Id. at *5.  Jurisdictional “contacts must be the defendant’s own choice and not “random, isolated, or fortuitous.”  Id. at *4 (citation and quotation marks omitted).  See Id. at *9 (discussing lack of defense forum contacts in Walden v. Fiore, 571 U.S. 277 (2014)).

Ford v. Montana certainly suggests, if not outright holds, that “specific jurisdiction attaches . . . when a company like [defendant] serves a market for a product in the forum State.”  Id. at *6.  Thus, defendants in cases like Asahi Metal Industry Co. v. Superior Court, 480 U. S. 102, 110 (1987), and J. McIntyre Machinery, Ltd. v. Nicastro, 564 U.S. 873 (2011), can cite Ford v. Montana as further authority for the absence of specific personal jurisdiction in fortuitously-located product cases, where there is no evidence that they “deliberately extended” their product marketing into wherever they are being sued.  2021 WL 1132515, at *6.

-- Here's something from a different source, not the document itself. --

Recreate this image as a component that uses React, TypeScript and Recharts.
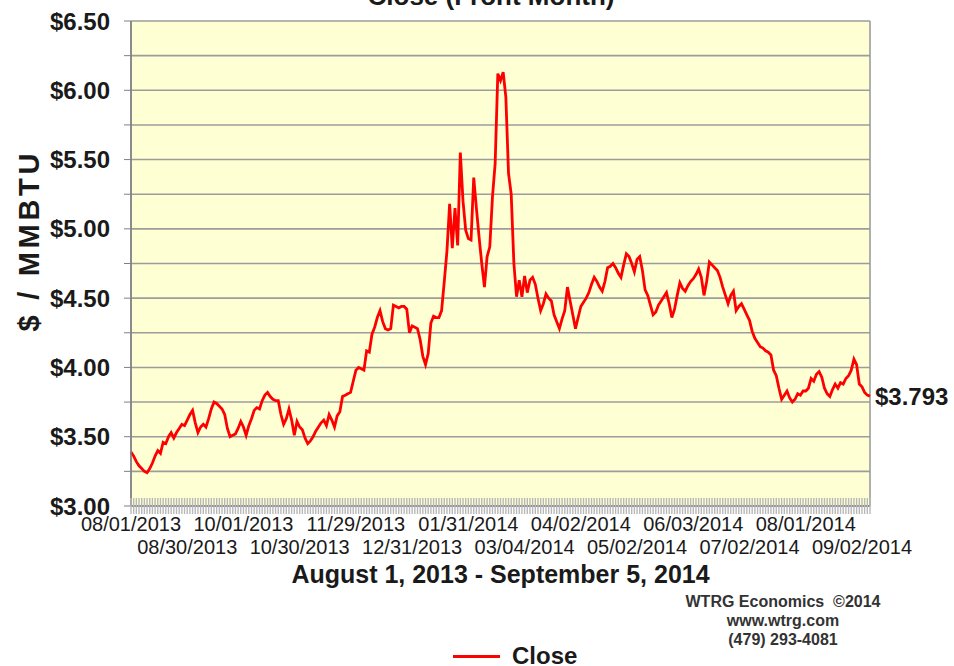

Third, and finally, we point out something else we mentioned in our oral argument post – the looming presence of e-commerce.  Footnotes in Ford v. Montana suggest to us that the Court is ready to delve into cutting edge personal jurisdiction issues involving allegations of Internet-based product sales and other contacts.

One of the concurrences here expresses a worry that our [jurisdictional] body of law is not “well suited for the way in which business is now conducted,” and tentatively suggests a 21st-century rethinking.  Fair enough perhaps….

Id. at *5 n.2.  A bit later on, “we do not here consider internet transactions, which may raise doctrinal questions of their own.”  Id. at *7 n.4.  We don’t hazard a guess how the Court would rule in an Internet-only forum contacts case, but we flag the issue because it is likely to arise at the Supreme Court level in the relatively near future.